---------- Dataset section

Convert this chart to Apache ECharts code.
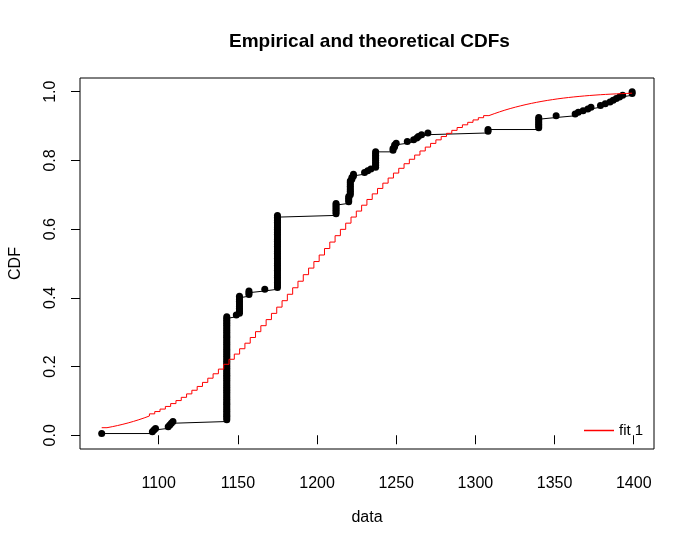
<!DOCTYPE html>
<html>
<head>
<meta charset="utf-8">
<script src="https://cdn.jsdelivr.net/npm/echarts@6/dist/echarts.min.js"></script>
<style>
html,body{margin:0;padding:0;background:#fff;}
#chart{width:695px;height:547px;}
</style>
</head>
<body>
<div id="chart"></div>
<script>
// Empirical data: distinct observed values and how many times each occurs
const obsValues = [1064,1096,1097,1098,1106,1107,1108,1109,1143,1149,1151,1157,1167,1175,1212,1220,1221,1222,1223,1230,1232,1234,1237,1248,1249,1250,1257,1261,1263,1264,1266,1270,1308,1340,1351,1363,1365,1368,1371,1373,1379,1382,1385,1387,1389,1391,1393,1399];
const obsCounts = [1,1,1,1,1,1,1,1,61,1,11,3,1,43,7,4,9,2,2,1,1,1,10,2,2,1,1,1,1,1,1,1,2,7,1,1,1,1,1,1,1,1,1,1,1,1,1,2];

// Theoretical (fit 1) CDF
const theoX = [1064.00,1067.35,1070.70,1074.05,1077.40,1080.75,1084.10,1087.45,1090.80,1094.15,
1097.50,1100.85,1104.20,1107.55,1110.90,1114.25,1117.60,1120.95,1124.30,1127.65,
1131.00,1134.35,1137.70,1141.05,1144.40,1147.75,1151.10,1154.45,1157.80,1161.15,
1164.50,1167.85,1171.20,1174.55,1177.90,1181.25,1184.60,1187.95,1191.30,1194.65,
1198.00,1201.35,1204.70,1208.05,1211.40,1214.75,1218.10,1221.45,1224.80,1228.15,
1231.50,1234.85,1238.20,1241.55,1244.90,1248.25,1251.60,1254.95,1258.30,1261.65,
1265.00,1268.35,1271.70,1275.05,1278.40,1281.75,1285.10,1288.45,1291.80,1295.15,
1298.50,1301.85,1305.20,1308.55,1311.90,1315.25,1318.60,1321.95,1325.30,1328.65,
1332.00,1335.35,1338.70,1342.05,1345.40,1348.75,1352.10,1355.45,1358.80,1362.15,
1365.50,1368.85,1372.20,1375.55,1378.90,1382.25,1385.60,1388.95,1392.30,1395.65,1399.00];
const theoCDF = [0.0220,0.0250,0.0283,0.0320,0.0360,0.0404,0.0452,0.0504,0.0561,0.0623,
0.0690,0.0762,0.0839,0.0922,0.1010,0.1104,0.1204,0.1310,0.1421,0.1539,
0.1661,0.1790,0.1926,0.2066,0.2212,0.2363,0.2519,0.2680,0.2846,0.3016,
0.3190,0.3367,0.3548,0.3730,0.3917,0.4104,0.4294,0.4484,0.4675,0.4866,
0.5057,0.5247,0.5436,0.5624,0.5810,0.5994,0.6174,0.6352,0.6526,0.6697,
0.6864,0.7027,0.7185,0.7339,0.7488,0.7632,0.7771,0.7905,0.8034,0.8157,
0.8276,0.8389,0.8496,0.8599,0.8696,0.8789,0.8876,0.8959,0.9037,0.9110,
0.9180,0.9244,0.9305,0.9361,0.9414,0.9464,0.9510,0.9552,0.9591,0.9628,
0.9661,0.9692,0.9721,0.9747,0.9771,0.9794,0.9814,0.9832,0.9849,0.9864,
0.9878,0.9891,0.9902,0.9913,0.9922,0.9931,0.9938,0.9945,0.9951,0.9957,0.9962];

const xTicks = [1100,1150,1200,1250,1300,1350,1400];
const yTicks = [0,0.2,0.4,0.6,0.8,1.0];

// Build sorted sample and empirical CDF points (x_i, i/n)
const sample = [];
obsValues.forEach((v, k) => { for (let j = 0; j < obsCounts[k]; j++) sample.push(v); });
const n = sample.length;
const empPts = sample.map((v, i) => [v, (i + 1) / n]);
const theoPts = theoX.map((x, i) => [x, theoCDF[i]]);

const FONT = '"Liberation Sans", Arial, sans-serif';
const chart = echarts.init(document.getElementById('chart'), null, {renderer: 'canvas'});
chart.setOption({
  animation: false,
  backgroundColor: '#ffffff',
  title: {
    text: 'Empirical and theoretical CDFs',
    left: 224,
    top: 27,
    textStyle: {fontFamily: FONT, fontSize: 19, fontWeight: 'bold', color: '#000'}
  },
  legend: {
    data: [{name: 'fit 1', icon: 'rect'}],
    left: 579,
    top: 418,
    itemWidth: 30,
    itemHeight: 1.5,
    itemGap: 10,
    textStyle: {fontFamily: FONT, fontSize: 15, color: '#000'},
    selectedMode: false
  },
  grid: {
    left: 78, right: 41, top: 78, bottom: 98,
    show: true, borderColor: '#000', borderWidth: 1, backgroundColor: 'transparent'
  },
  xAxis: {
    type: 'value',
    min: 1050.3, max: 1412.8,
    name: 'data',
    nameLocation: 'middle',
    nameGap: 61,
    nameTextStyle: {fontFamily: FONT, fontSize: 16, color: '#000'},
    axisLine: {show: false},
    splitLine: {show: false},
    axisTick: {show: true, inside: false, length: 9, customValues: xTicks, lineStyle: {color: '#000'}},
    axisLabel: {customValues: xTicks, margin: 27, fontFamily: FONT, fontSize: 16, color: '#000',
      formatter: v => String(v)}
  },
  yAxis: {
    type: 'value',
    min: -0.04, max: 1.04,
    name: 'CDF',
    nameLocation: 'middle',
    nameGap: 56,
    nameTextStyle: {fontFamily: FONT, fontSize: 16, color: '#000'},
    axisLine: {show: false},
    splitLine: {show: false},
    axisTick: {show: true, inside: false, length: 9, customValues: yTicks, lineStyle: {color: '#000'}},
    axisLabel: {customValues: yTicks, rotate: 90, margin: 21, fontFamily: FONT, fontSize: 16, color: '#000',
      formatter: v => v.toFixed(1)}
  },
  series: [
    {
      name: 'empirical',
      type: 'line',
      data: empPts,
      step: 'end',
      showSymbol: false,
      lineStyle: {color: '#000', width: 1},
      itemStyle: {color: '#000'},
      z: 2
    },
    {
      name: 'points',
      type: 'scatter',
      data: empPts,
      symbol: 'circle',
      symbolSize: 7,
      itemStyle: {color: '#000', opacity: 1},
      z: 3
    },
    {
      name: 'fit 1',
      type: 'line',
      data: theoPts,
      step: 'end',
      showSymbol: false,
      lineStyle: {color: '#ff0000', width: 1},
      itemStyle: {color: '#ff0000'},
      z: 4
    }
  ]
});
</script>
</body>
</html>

--------------------

## Your goal
Copy the listing over exactly, skipping the pictures it holds.

## Task answer
Convert this chart to Apache ECharts code.
<!DOCTYPE html>
<html>
<head>
<meta charset="utf-8">
<script src="https://cdn.jsdelivr.net/npm/echarts@6/dist/echarts.min.js"></script>
<style>
html,body{margin:0;padding:0;background:#fff;}
#chart{width:695px;height:547px;}
</style>
</head>
<body>
<div id="chart"></div>
<script>
// Empirical data: distinct observed values and how many times each occurs
const obsValues = [1064,1096,1097,1098,1106,1107,1108,1109,1143,1149,1151,1157,1167,1175,1212,1220,1221,1222,1223,1230,1232,1234,1237,1248,1249,1250,1257,1261,1263,1264,1266,1270,1308,1340,1351,1363,1365,1368,1371,1373,1379,1382,1385,1387,1389,1391,1393,1399];
const obsCounts = [1,1,1,1,1,1,1,1,61,1,11,3,1,43,7,4,9,2,2,1,1,1,10,2,2,1,1,1,1,1,1,1,2,7,1,1,1,1,1,1,1,1,1,1,1,1,1,2];

// Theoretical (fit 1) CDF
const theoX = [1064.00,1067.35,1070.70,1074.05,1077.40,1080.75,1084.10,1087.45,1090.80,1094.15,
1097.50,1100.85,1104.20,1107.55,1110.90,1114.25,1117.60,1120.95,1124.30,1127.65,
1131.00,1134.35,1137.70,1141.05,1144.40,1147.75,1151.10,1154.45,1157.80,1161.15,
1164.50,1167.85,1171.20,1174.55,1177.90,1181.25,1184.60,1187.95,1191.30,1194.65,
1198.00,1201.35,1204.70,1208.05,1211.40,1214.75,1218.10,1221.45,1224.80,1228.15,
1231.50,1234.85,1238.20,1241.55,1244.90,1248.25,1251.60,1254.95,1258.30,1261.65,
1265.00,1268.35,1271.70,1275.05,1278.40,1281.75,1285.10,1288.45,1291.80,1295.15,
1298.50,1301.85,1305.20,1308.55,1311.90,1315.25,1318.60,1321.95,1325.30,1328.65,
1332.00,1335.35,1338.70,1342.05,1345.40,1348.75,1352.10,1355.45,1358.80,1362.15,
1365.50,1368.85,1372.20,1375.55,1378.90,1382.25,1385.60,1388.95,1392.30,1395.65,1399.00];
const theoCDF = [0.0220,0.0250,0.0283,0.0320,0.0360,0.0404,0.0452,0.0504,0.0561,0.0623,
0.0690,0.0762,0.0839,0.0922,0.1010,0.1104,0.1204,0.1310,0.1421,0.1539,
0.1661,0.1790,0.1926,0.2066,0.2212,0.2363,0.2519,0.2680,0.2846,0.3016,
0.3190,0.3367,0.3548,0.3730,0.3917,0.4104,0.4294,0.4484,0.4675,0.4866,
0.5057,0.5247,0.5436,0.5624,0.5810,0.5994,0.6174,0.6352,0.6526,0.6697,
0.6864,0.7027,0.7185,0.7339,0.7488,0.7632,0.7771,0.7905,0.8034,0.8157,
0.8276,0.8389,0.8496,0.8599,0.8696,0.8789,0.8876,0.8959,0.9037,0.9110,
0.9180,0.9244,0.9305,0.9361,0.9414,0.9464,0.9510,0.9552,0.9591,0.9628,
0.9661,0.9692,0.9721,0.9747,0.9771,0.9794,0.9814,0.9832,0.9849,0.9864,
0.9878,0.9891,0.9902,0.9913,0.9922,0.9931,0.9938,0.9945,0.9951,0.9957,0.9962];

const xTicks = [1100,1150,1200,1250,1300,1350,1400];
const yTicks = [0,0.2,0.4,0.6,0.8,1.0];

// Build sorted sample and empirical CDF points (x_i, i/n)
const sample = [];
obsValues.forEach((v, k) => { for (let j = 0; j < obsCounts[k]; j++) sample.push(v); });
const n = sample.length;
const empPts = sample.map((v, i) => [v, (i + 1) / n]);
const theoPts = theoX.map((x, i) => [x, theoCDF[i]]);

const FONT = '"Liberation Sans", Arial, sans-serif';
const chart = echarts.init(document.getElementById('chart'), null, {renderer: 'canvas'});
chart.setOption({
  animation: false,
  backgroundColor: '#ffffff',
  title: {
    text: 'Empirical and theoretical CDFs',
    left: 224,
    top: 27,
    textStyle: {fontFamily: FONT, fontSize: 19, fontWeight: 'bold', color: '#000'}
  },
  legend: {
    data: [{name: 'fit 1', icon: 'rect'}],
    left: 579,
    top: 418,
    itemWidth: 30,
    itemHeight: 1.5,
    itemGap: 10,
    textStyle: {fontFamily: FONT, fontSize: 15, color: '#000'},
    selectedMode: false
  },
  grid: {
    left: 78, right: 41, top: 78, bottom: 98,
    show: true, borderColor: '#000', borderWidth: 1, backgroundColor: 'transparent'
  },
  xAxis: {
    type: 'value',
    min: 1050.3, max: 1412.8,
    name: 'data',
    nameLocation: 'middle',
    nameGap: 61,
    nameTextStyle: {fontFamily: FONT, fontSize: 16, color: '#000'},
    axisLine: {show: false},
    splitLine: {show: false},
    axisTick: {show: true, inside: false, length: 9, customValues: xTicks, lineStyle: {color: '#000'}},
    axisLabel: {customValues: xTicks, margin: 27, fontFamily: FONT, fontSize: 16, color: '#000',
      formatter: v => String(v)}
  },
  yAxis: {
    type: 'value',
    min: -0.04, max: 1.04,
    name: 'CDF',
    nameLocation: 'middle',
    nameGap: 56,
    nameTextStyle: {fontFamily: FONT, fontSize: 16, color: '#000'},
    axisLine: {show: false},
    splitLine: {show: false},
    axisTick: {show: true, inside: false, length: 9, customValues: yTicks, lineStyle: {color: '#000'}},
    axisLabel: {customValues: yTicks, rotate: 90, margin: 21, fontFamily: FONT, fontSize: 16, color: '#000',
      formatter: v => v.toFixed(1)}
  },
  series: [
    {
      name: 'empirical',
      type: 'line',
      data: empPts,
      step: 'end',
      showSymbol: false,
      lineStyle: {color: '#000', width: 1},
      itemStyle: {color: '#000'},
      z: 2
    },
    {
      name: 'points',
      type: 'scatter',
      data: empPts,
      symbol: 'circle',
      symbolSize: 7,
      itemStyle: {color: '#000', opacity: 1},
      z: 3
    },
    {
      name: 'fit 1',
      type: 'line',
      data: theoPts,
      step: 'end',
      showSymbol: false,
      lineStyle: {color: '#ff0000', width: 1},
      itemStyle: {color: '#ff0000'},
      z: 4
    }
  ]
});
</script>
</body>
</html>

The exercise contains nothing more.